Widely considered one of the most important artists of the 20th century, Georges Braque's extraordinary contribution to modern art is still felt today.
Published in 1962, just a year before Braque passed away, the timely Si je mourais là-bas (‘If I die over there’) was a suite of eighteen wood-engravings to accompany poems from Guillaume Apollinaire’s Poèmes à Lou, which Braque himself selected and edited accordingly, originally bound in a large volume or livre d’artiste.
'a great poet and a man to whom I was deeply attached' - Braque dedicated the suite to the French poet Apollinaire
Braque had been a close companion of Apollinaire, who died forty years prior to the series. Once described in the artist's personal writings as a great poet and a man to whom I was deeply attached, Braque's relationship with Apollinaire was one of great admiration for the publicity he and other poets had given him and his fellow Cubists, and for their defence of the movement in the face of great critical backlash. Braque nonetheless felt that his friend, who was also an art critic, understood nothing about painting, a source of playful tension between the pair which may have contributed to the obscure nature of the suite's images.
abstract and figurative elements combine in these woodcuts
Braque developed a special friendship with many of the major post-war French writers, but had always loved Apollinaire’s work in particular. For Braque, the bond between art and the written word was profound: often referring to the mysterious value or life of all art as poetry, still he would refuse to define the link between the two in more explicit terms, claiming that the artist had to discover it and the harmony it represented through his own efforts. To the artist's mind, this harmony was ever-present; yet it was also essentially indescribable.
'...for Braque, the bond between art and the written word was profound...'
The book was originally inscribed with a small dedication: This book commemorates the eightieth birthday of the artist, the poet’s comrade in the trenches, in reference to the time both men had served, though at different times, in the First World War.

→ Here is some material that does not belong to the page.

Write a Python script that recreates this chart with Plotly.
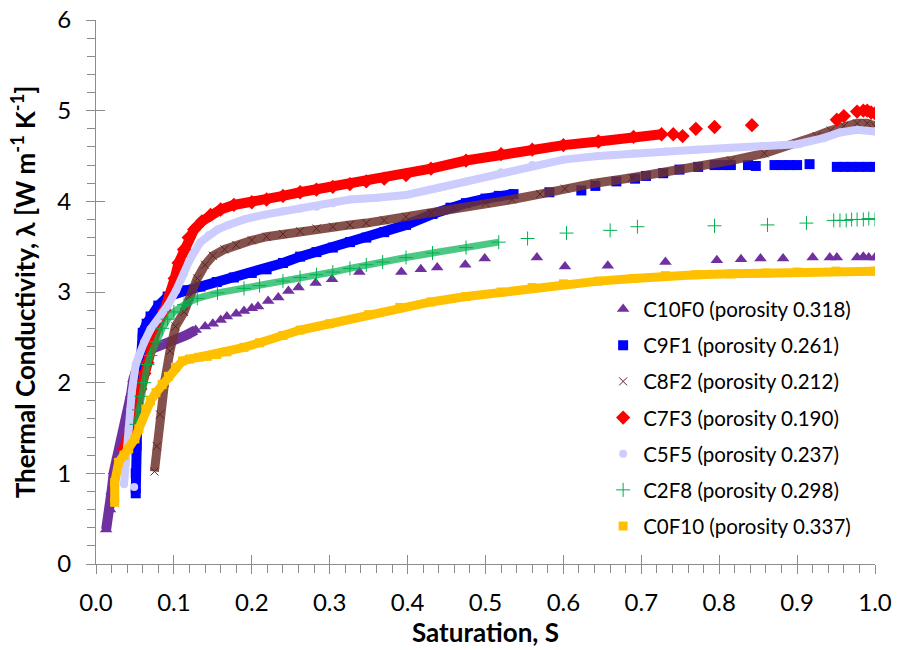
import plotly.graph_objects as go

# ---------------- data ----------------
names = ["C10F0 (porosity 0.318)", "C9F1 (porosity 0.261)", "C8F2 (porosity 0.212)",
         "C7F3 (porosity 0.190)", "C5F5 (porosity 0.237)", "C2F8 (porosity 0.298)",
         "C0F10 (porosity 0.337)"]

# C10F0
c10_dense_s = [0.013, 0.018, 0.020, 0.023, 0.028, 0.032, 0.037, 0.041, 0.045, 0.048, 0.052, 0.057,
               0.065, 0.079, 0.100, 0.115, 0.128]
c10_dense_l = [0.38, 0.60, 0.80, 1.02, 1.20, 1.32, 1.50, 1.68, 1.87, 2.04, 2.15, 2.27,
               2.35, 2.41, 2.47, 2.52, 2.58]
c10_sparse_s = [0.140, 0.150, 0.160, 0.168, 0.180, 0.190, 0.200, 0.208, 0.221, 0.234, 0.247, 0.260,
                0.282, 0.303, 0.338, 0.392, 0.417, 0.438, 0.474, 0.499, 0.566, 0.602, 0.657,
                0.731, 0.797, 0.828, 0.853, 0.882, 0.920, 0.942, 0.951, 0.977, 0.985, 0.992, 1.0]
c10_sparse_l = [2.62, 2.65, 2.69, 2.73, 2.76, 2.79, 2.82, 2.84, 2.90, 2.94, 3.01, 3.05,
                3.10, 3.14, 3.22, 3.22, 3.25, 3.27, 3.30, 3.37, 3.38, 3.28, 3.29,
                3.33, 3.35, 3.36, 3.37, 3.37, 3.38, 3.38, 3.38, 3.38, 3.39, 3.38, 3.38]

# C9F1
c9_dense_s = [0.051, 0.051, 0.052, 0.053, 0.055, 0.057, 0.060, 0.065, 0.070, 0.080, 0.092, 0.105,
              0.117, 0.134, 0.155, 0.177, 0.200, 0.219, 0.240, 0.262, 0.283, 0.304, 0.326, 0.347,
              0.370, 0.398, 0.432, 0.455, 0.475, 0.500, 0.517, 0.536]
c9_dense_l = [0.78, 1.00, 1.30, 1.60, 1.90, 2.25, 2.55, 2.65, 2.73, 2.85, 2.95, 3.00,
              3.02, 3.06, 3.11, 3.16, 3.21, 3.25, 3.32, 3.39, 3.44, 3.49, 3.55, 3.60,
              3.66, 3.74, 3.86, 3.93, 3.98, 4.03, 4.06, 4.08]
c9_sparse_s = [0.582, 0.623, 0.641, 0.668, 0.692, 0.706, 0.728, 0.749, 0.773, 0.794, 0.805, 0.815,
               0.837, 0.847, 0.871, 0.880, 0.890, 0.900, 0.916, 0.951, 0.960, 0.970, 0.980, 0.990, 1.0]
c9_sparse_l = [4.10, 4.12, 4.17, 4.22, 4.25, 4.28, 4.31, 4.35, 4.38, 4.40, 4.40, 4.40,
               4.40, 4.39, 4.40, 4.40, 4.40, 4.40, 4.41, 4.38, 4.38, 4.38, 4.38, 4.38, 4.38]

# C8F2
c8_dense_s = [0.075, 0.078, 0.082, 0.088, 0.095, 0.102, 0.113, 0.120, 0.130, 0.140, 0.150, 0.165,
              0.180, 0.200, 0.219, 0.240, 0.262, 0.283, 0.304, 0.326, 0.347, 0.370, 0.398, 0.430,
              0.460, 0.500, 0.534, 0.570, 0.602, 0.640, 0.688, 0.730, 0.773, 0.815, 0.858, 0.900,
              0.925, 0.943, 0.960, 0.977, 0.990, 1.0]
c8_dense_l = [1.02, 1.30, 1.65, 2.00, 2.35, 2.62, 2.78, 2.95, 3.15, 3.30, 3.40, 3.47,
              3.52, 3.57, 3.61, 3.64, 3.67, 3.70, 3.72, 3.74, 3.76, 3.79, 3.83, 3.87,
              3.93, 3.98, 4.02, 4.08, 4.14, 4.20, 4.26, 4.32, 4.38, 4.45, 4.53, 4.64,
              4.72, 4.78, 4.83, 4.86, 4.86, 4.83]
c8_sparse_s = []
c8_sparse_l = []

# C7F3
c7_dense_s = [0.036, 0.042, 0.047, 0.052, 0.057, 0.062, 0.066, 0.072, 0.078, 0.088, 0.096, 0.101,
              0.106, 0.113, 0.119, 0.126, 0.136, 0.147, 0.160, 0.177, 0.200, 0.219, 0.240, 0.262,
              0.283, 0.304, 0.326, 0.347, 0.370, 0.398, 0.430, 0.475, 0.520, 0.560, 0.600, 0.645,
              0.690, 0.726]
c7_dense_l = [1.27, 1.40, 1.55, 1.75, 1.93, 2.10, 2.22, 2.42, 2.60, 2.80, 2.98, 3.15,
              3.32, 3.47, 3.60, 3.69, 3.78, 3.85, 3.91, 3.96, 3.99, 4.02, 4.06, 4.10,
              4.13, 4.16, 4.19, 4.22, 4.25, 4.29, 4.36, 4.45, 4.52, 4.57, 4.62, 4.66,
              4.71, 4.74]
c7_sparse_s = [0.741, 0.753, 0.770, 0.794, 0.842, 0.951, 0.960, 0.977, 0.985, 0.990, 0.995, 1.0]
c7_sparse_l = [4.74, 4.72, 4.80, 4.82, 4.84, 4.90, 4.94, 4.99, 5.00, 5.00, 4.98, 4.97]

# C5F5
c5_dense_s = [0.036, 0.038, 0.040, 0.042, 0.044, 0.046, 0.051, 0.055, 0.062, 0.070, 0.080, 0.092,
              0.103, 0.113, 0.120, 0.134, 0.145, 0.156, 0.170, 0.190, 0.215, 0.240, 0.262, 0.283,
              0.304, 0.326, 0.360, 0.398, 0.440, 0.475, 0.520, 0.560, 0.600, 0.645, 0.690, 0.731,
              0.770, 0.815, 0.858, 0.900, 0.935, 0.955, 0.977, 1.0]
c5_dense_l = [0.88, 1.10, 1.30, 1.50, 1.70, 1.90, 2.20, 2.30, 2.45, 2.59, 2.70, 2.85,
              3.02, 3.20, 3.35, 3.55, 3.63, 3.69, 3.74, 3.80, 3.85, 3.89, 3.92, 3.94,
              3.98, 4.02, 4.04, 4.07, 4.15, 4.22, 4.32, 4.40, 4.46, 4.50, 4.53, 4.55,
              4.57, 4.59, 4.61, 4.63, 4.70, 4.76, 4.79, 4.77]
c5_sparse_s = [0.049]
c5_sparse_l = [0.85]

# C2F8
c2_dense_s = [0.052, 0.055, 0.058, 0.062, 0.066, 0.070, 0.077, 0.085, 0.092, 0.100, 0.113, 0.130,
              0.156, 0.190, 0.210, 0.240, 0.262, 0.283, 0.304, 0.326, 0.347, 0.368, 0.398, 0.432,
              0.475, 0.517]
c2_dense_l = [1.54, 1.70, 1.85, 2.00, 2.20, 2.30, 2.45, 2.60, 2.70, 2.78, 2.86, 2.93,
              2.99, 3.04, 3.07, 3.12, 3.16, 3.19, 3.22, 3.26, 3.30, 3.33, 3.38, 3.43,
              3.49, 3.55]
c2_sparse_s = [0.554, 0.604, 0.660, 0.695, 0.794, 0.862, 0.912, 0.947, 0.955, 0.963, 0.970, 0.977,
               0.985, 0.992, 1.0]
c2_sparse_l = [3.59, 3.65, 3.68, 3.72, 3.73, 3.74, 3.76, 3.79, 3.79, 3.79, 3.80, 3.80,
               3.80, 3.81, 3.80]

# C0F10
c0_dense_s = [0.024, 0.024, 0.029, 0.036, 0.042, 0.050, 0.055, 0.064, 0.070, 0.077, 0.085, 0.093,
              0.102, 0.111, 0.120, 0.132, 0.143, 0.155, 0.168, 0.190, 0.210, 0.240, 0.262, 0.300,
              0.350, 0.390, 0.430, 0.475, 0.520, 0.560, 0.600, 0.645, 0.690, 0.731, 0.770, 0.815,
              0.860, 0.900, 0.950, 1.0]
c0_dense_l = [0.68, 0.90, 1.12, 1.20, 1.27, 1.38, 1.49, 1.71, 1.80, 1.89, 1.98, 2.07,
              2.17, 2.24, 2.26, 2.28, 2.29, 2.31, 2.34, 2.39, 2.44, 2.52, 2.58, 2.65,
              2.75, 2.83, 2.89, 2.95, 3.00, 3.05, 3.09, 3.12, 3.15, 3.18, 3.19, 3.20,
              3.21, 3.22, 3.23, 3.23]
c0_sparse_s = []
c0_sparse_l = []

x_ticks = [0.0, 0.1, 0.2, 0.3, 0.4, 0.5, 0.6, 0.7, 0.8, 0.9, 1.0]
x_ticktext = ["0.0", "0.1", "0.2", "0.3", "0.4", "0.5", "0.6", "0.7", "0.8", "0.9", "1.0"]
y_ticks = [0, 1, 2, 3, 4, 5, 6]

# ---------------- styles ----------------
series = [
    (c10_dense_s, c10_dense_l, c10_sparse_s, c10_sparse_l,
     dict(color="#7030A0", symbol="triangle-up", size=11), "#7030A0", 10),
    (c9_dense_s, c9_dense_l, c9_sparse_s, c9_sparse_l,
     dict(color="#0000FF", symbol="square", size=10), "#0000FF", 10),
    (c8_dense_s, c8_dense_l, c8_sparse_s, c8_sparse_l,
     dict(color="#5B2520", symbol="x-thin-open", size=8, line=dict(width=1, color="#5B2520")),
     "rgba(110,50,45,0.85)", 9),
    (c7_dense_s, c7_dense_l, c7_sparse_s, c7_sparse_l,
     dict(color="#FF0000", symbol="diamond", size=11), "#FF0000", 10),
    (c5_dense_s, c5_dense_l, c5_sparse_s, c5_sparse_l,
     dict(color="#CCCCFF", symbol="circle", size=8), "#CCCCFF", 8),
    (c2_dense_s, c2_dense_l, c2_sparse_s, c2_sparse_l,
     dict(color="#00B050", symbol="cross-thin-open", size=10, line=dict(width=1, color="#00B050")),
     "rgba(0,176,80,0.7)", 7),
    (c0_dense_s, c0_dense_l, c0_sparse_s, c0_sparse_l,
     dict(color="#FFC000", symbol="square", size=9), "#FFC000", 9),
]

fig = go.Figure()
for i, (ds, dl, ss, sl, mk, lc, lw) in enumerate(series):
    fig.add_trace(go.Scatter(x=ds, y=dl, mode="lines", line=dict(color=lc, width=lw),
                             showlegend=False, legendgroup=f"g{i}", hoverinfo="skip"))
    fig.add_trace(go.Scatter(x=ds + ss, y=dl + sl, mode="markers", marker=mk,
                             name=names[i], legendgroup=f"g{i}"))

# invisible trace for the overlay axes (cross-type major ticks)
fig.add_trace(go.Scatter(x=[None], y=[None], xaxis="x2", yaxis="y2", showlegend=False,
                         hoverinfo="skip"))

axcol = "#8C8C8C"
font_family = "Lato, 'Open Sans', sans-serif"

fig.update_layout(
    width=897, height=650,
    margin=dict(l=96, r=22, t=20, b=86, autoexpand=False),
    paper_bgcolor="white", plot_bgcolor="white",
    font=dict(family=font_family, color="black"),
    xaxis=dict(range=[0, 1.0], tickvals=x_ticks, ticktext=x_ticktext, automargin=False,
               showgrid=False, zeroline=False, showline=True, linecolor=axcol, linewidth=1,
               ticks="outside", ticklen=9, tickcolor=axcol, tickwidth=1,
               tickfont=dict(size=24, family=font_family, color="black"),
               ticklabelstandoff=8,
               minor=dict(dtick=0.02, tick0=0, ticks="outside", ticklen=8, tickcolor=axcol,
                          showgrid=False),
               title=dict(text="<b>Saturation, S</b>", font=dict(size=26, family=font_family),
                          standoff=6)),
    yaxis=dict(range=[0, 6], tickvals=y_ticks, automargin=False,
               showgrid=False, zeroline=False, showline=True, linecolor=axcol, linewidth=1,
               ticks="outside", ticklen=9, tickcolor=axcol, tickwidth=1,
               tickfont=dict(size=24, family=font_family, color="black"),
               ticklabelstandoff=10,
               minor=dict(dtick=0.2, tick0=0, ticks="outside", ticklen=8, tickcolor=axcol,
                          showgrid=False),
               title=dict(text="<b>Thermal Conductivity, λ [W m<sup>-1</sup> K<sup>-1</sup>]</b>",
                          font=dict(size=26, family=font_family), standoff=14)),
    xaxis2=dict(range=[0, 1.0], overlaying="x", anchor="y2", side="bottom", automargin=False,
                tickvals=x_ticks, showticklabels=False, ticks="inside", ticklen=9,
                tickcolor=axcol, showgrid=False, zeroline=False, showline=False),
    yaxis2=dict(range=[0, 6], overlaying="y", anchor="x2", side="left", automargin=False,
                tickvals=y_ticks, showticklabels=False, ticks="inside", ticklen=9,
                tickcolor=axcol, showgrid=False, zeroline=False, showline=False),
    legend=dict(x=0.651, y=0.505, xanchor="left", yanchor="top",
                font=dict(size=20.5, family=font_family, color="black"),
                bgcolor="rgba(0,0,0,0)", traceorder="grouped", tracegroupgap=6.5,
                itemsizing="trace"),
)

fig.write_html("out.html")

'...in their clarity and simple composition, the woodcuts are live, immediate and of the present...'
At times figurative at others abstract, the tone of the images in the suite and the nature of their production is almost one of nostalgia or reminiscence, perhaps even an official commemoration of Braque's memories with Apollinaire. But the woodcuts themselves, in their clarity and simple composition, are live, immediate and of the present.
'...an intimate relationship and an intensely personal artistic venture...'
Braque wrote in his diaries that the painter must not try to reconstruct anecdotes, but to construct a pictorial fact. For him it was that which cannot be explained which is most important in art. This is perhaps what we have in Si je mourais là-bas: seemingly disparate or unrelated moments and images (a bowl of fruit flowers in a vase black, bird-like forms), 'pictorial facts' which do not try and explain those pre- and post- war experiences shared between artist and writer, but simply connect us to what must have been an intimate relationship and an intensely personal artistic venture.